Manufacturers have no way of knowing where a device will end up, and end-user certificates cannot be issued at the manufacturing stage. PKI can smooth the transition of ownership between the manufacturer and the end user.
In many cases, the customer may have to take over the PKI and replace the factory certs with their own. An effective PKI platform will help the end user manage the installation and configuration of IoT devices, establishing ownership and assessing the new environment automatically. When the device turns on for the first time, PKI enables it to communicate with company servers and connect with internal resources. Most importantly, PKI tells the device who its new owner is.
This clear pass-off of ownership improves the end-user experience because it automates a large portion of the initial setup and configuration. It also allows the IoT device to integrate widely in any environment while mitigating the risk created by sharing its data with adjacent systems. IoT end users don’t want to be burdened with the process of securing the system, they just want it to get up and running with a minimum amount of hassle and to work well once it is set up.

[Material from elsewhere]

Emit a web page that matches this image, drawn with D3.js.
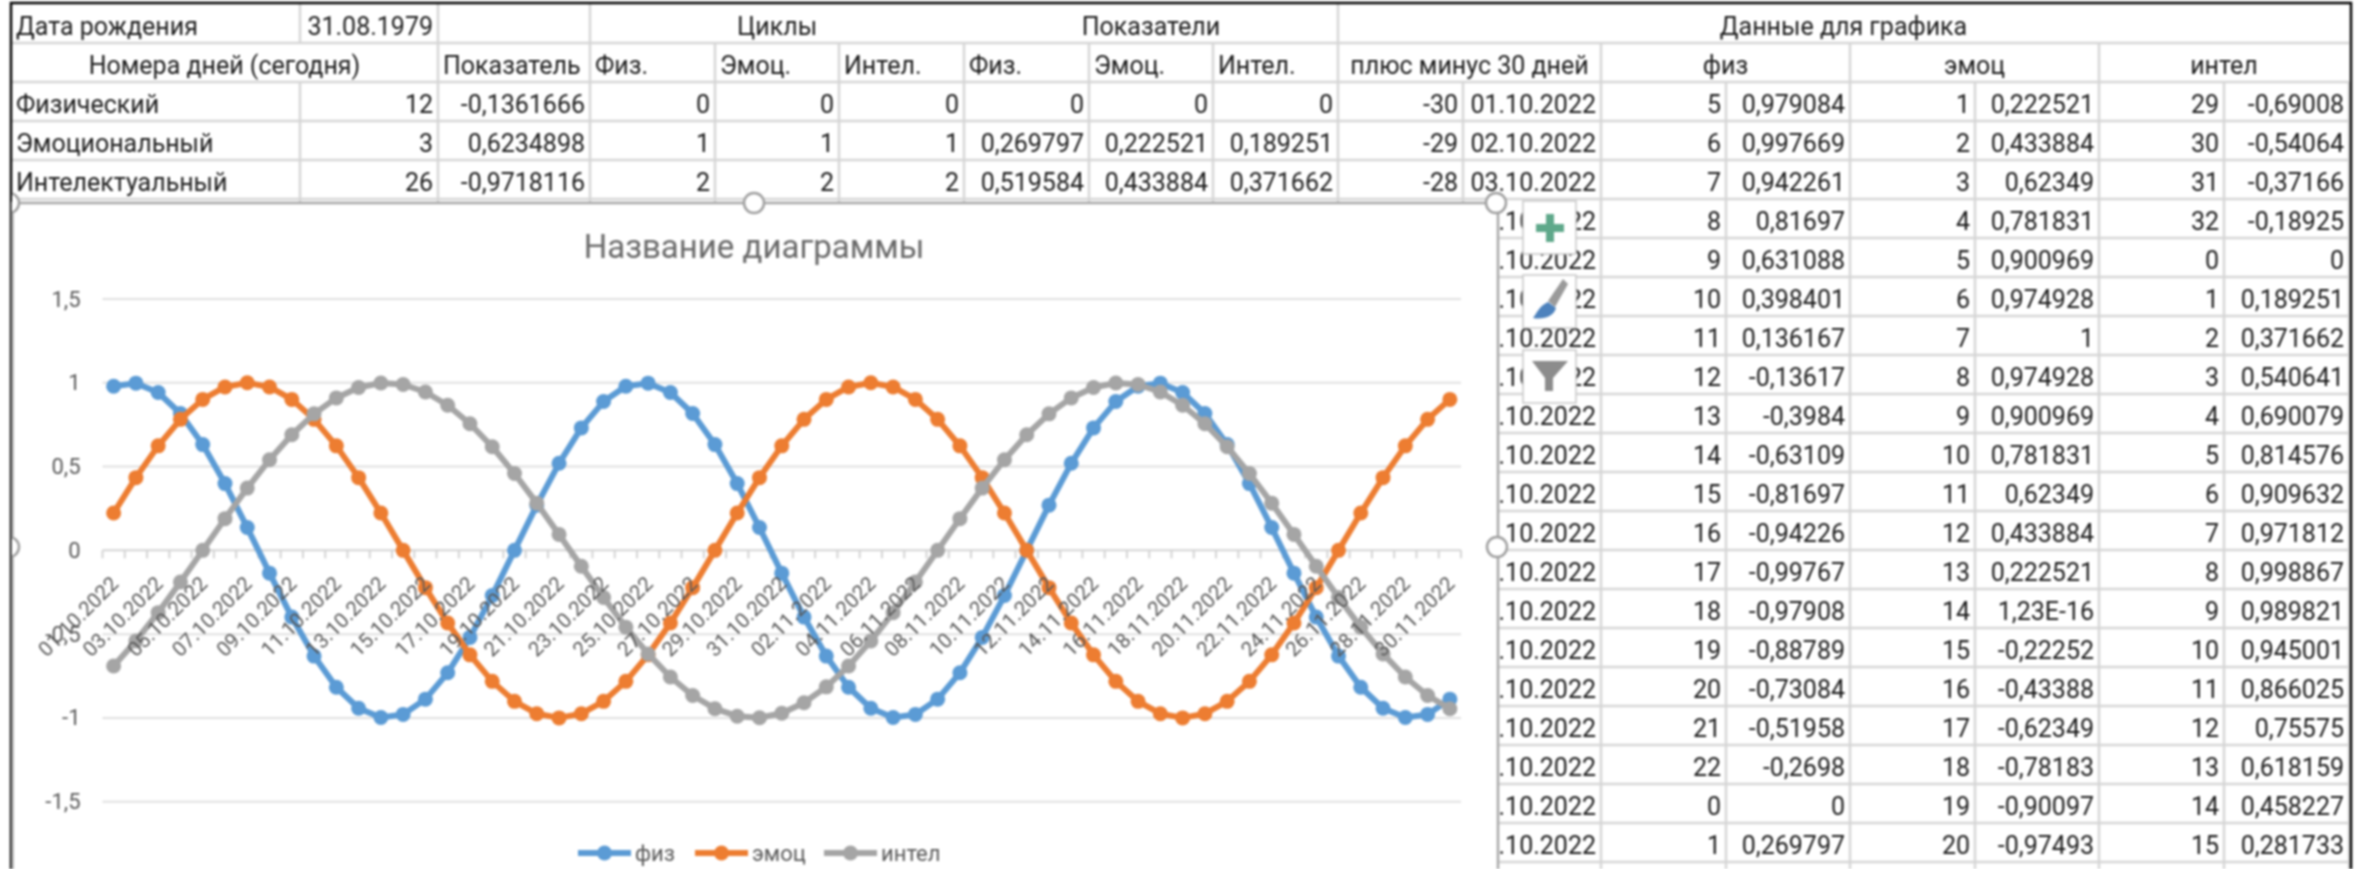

The use cases of IoT devices vary widely, from medical devices to consumer products to military equipment. However, most PKI technology can cover the vast majority of device issuance scenarios, often via industry-specific or configurable workflows.
Not all publicity is good publicity
IoT, as an industry, will continue to evolve and scale at a rapid rate. We already have self-driving cars and pacemakers that can be monitored from across the globe. But this rapid expansion creates a great deal of risk along with opportunity, and enterprises that neglect IoT security will make headlines, incurring reputational damage and massive financial losses.
The ability to scale security and manage proliferating machine identities while minimizing cost, effort, and risk is key to the success of IoT manufacturers, and PKI enables organizations to focus on developing effective products rather than managing certs.